The second condition of the Way is thus seen to be unselfishness, a genuine devotion to the interests of another. It would seem that Jesus held egotism to be the chief sin, the greatest impediment to spiritual life, to the entry into the kingdom. It is significant that two of the most distinctive and most widely known passages in his teachings are directed against egotism in the field of religion. There is, first, the parable of the Pharisee and the publican, which is, besides its other merits, one of the finest and most compact pieces of dramatic characterization in all literature. Then there is the parable of the Good Samaritan, which is of such superb literary quality that it has perpetuated the name of an obscure and long vanished tribe, raising that name into a universal symbol, and giving it currency in all western tongues. In exactly the same way, the parable of the “talents” has changed the name of a coin into the symbol of moral or intellectual gift.

The persons against whom these two matchless parables are directed are neither Dives nor Cæsar; neither the man of boundless wealth nor the man of worldly power; they are aimed at the separatist in religion, at the vice of spiritual egotism and self-righteousness, the quality of bigotry which has been such a fruitful source of evil and pain.

In yet another passage does Jesus attack the same fault, a passage seldom quoted, yet worthy of perpetual quotation. The third evangelist narrates that Jesus was invited to dine at the house of Simon the Pharisee. While host and guest were seated at table a certain woman of city “which was a sinner,” entered the house, bringing a costly box of ointment, and that as she stood behind the couch on which Jesus reclined, she wept, and washed his feet with her tears; then, kissing his feet, anointed them with ointment. The host wondered that she was not instantly rebuked and dismissed; he even thought that his guest could be no true seer, since he permitted a sinner thus to approach him. The Master at once read the unuttered thought, and thus replied to it:

“Simon, I have somewhat to say unto thee;” and then he told the story of the two debtors, to one of whom a debt of five hundred pence was forgiven, and to the other, of fifty. Then he turned to Simon, with these words: “Seest thou this woman? I entered into thine house, thou gavest me no water for my feet: but she hath washed my feet with tears and wiped them with the hairs of her head. Thou gavest me no kiss: but this woman since the time I came in hath not ceased to kiss my feet. My head with oil thou didst not anoint: but this woman hath anointed my feet with ointment. Wherefore I say unto thee, Her sins, which are many, are forgiven; for she loved much: but to whom little is forgiven, same loveth little.”

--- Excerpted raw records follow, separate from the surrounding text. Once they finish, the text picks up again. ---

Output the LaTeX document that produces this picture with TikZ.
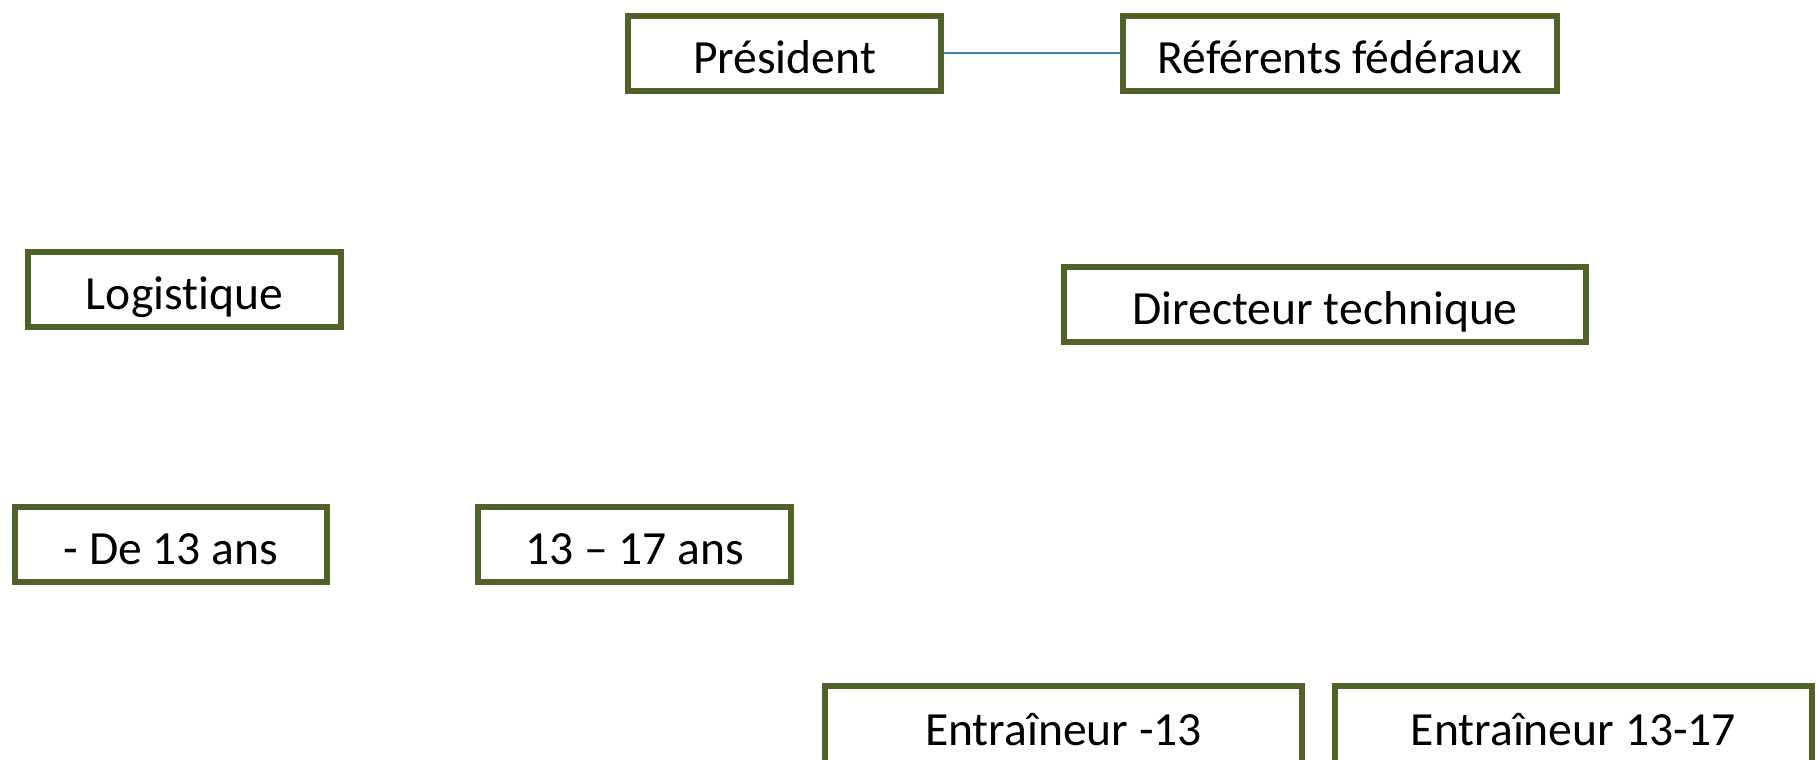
\documentclass[tikz,border=0pt]{standalone}
\usepackage{fontspec}
\setmainfont{Carlito}[Ligatures=NoCommon]
\definecolor{olive}{RGB}{79,98,40}
\definecolor{linkblue}{RGB}{74,126,187}
\begin{document}
\begin{tikzpicture}[x=0.5pt,y=-0.5pt,
  orgbox/.style={draw=olive, line width=3pt, fill=white, inner sep=0pt,
    minimum height=37.5pt, text height=20pt, text depth=0pt,
    font=\fontsize{23.8}{28}\selectfont, text=black},
  link/.style={draw=linkblue, line width=1pt}]
\useasboundingbox (0,0) rectangle (1816,760);
\clip (0,0) rectangle (1816,760);
\fill[white] (0,0) rectangle (1816,760);
\node[orgbox, minimum width=156.5pt] (pres) at (784.5,53) {Président};
\node[orgbox, minimum width=217pt] (ref) at (1340,53) {Référents fédéraux};
\node[orgbox, minimum width=156.5pt] (log) at (184.5,289.5) {Logistique};
\node[orgbox, minimum width=261pt] (dir) at (1325,304.5) {Directeur technique};
\node[orgbox, minimum width=156pt] (moins) at (171,544.5) {- De 13 ans};
\node[orgbox, minimum width=156.5pt] (mid) at (634.5,544.5) {13 – 17 ans};
\node[orgbox, minimum width=238.5pt, minimum height=39.5pt] (e13) at (1063.5,725.5) {Entraîneur -13};
\node[orgbox, minimum width=238.5pt, minimum height=39.5pt] (e1317) at (1573.5,725.5) {Entraîneur 13-17};
\draw[link] (pres.east) -- (ref.west);
\end{tikzpicture}
\end{document}
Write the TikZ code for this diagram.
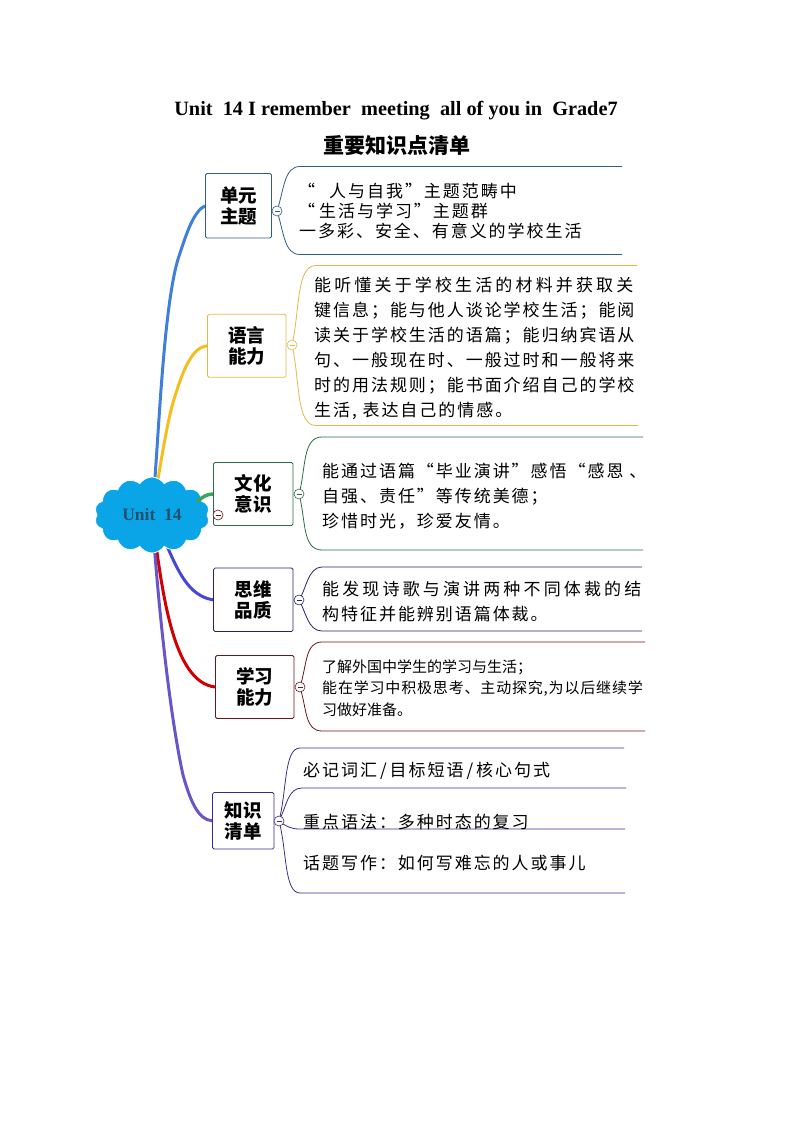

Here are the two principles, the two “commandments” which we are called on to keep. There must come the death of self-seeking, of reliance on natural shrewdness and natural law; there must come the death of self-righteousness, of the sense of spiritual separation. Instead arises faith, reliance on divine law, a reliance even to the death; and with faith comes devotion to the interests of others, even to the point of entire self-sacrifice. These open the portal of the Way, the door of the “kingdom of heaven.” The new spiritual life which then springs up in the heart within, the luminous consciousness of divine law and power, Jesus calls “the kingdom of heaven;” and to further instruction in the secrets of this new life, the “parables of the kingdom” are directed. Experience must come, rather than criticism; and with experience will come understanding, and the fulfillment of the promise.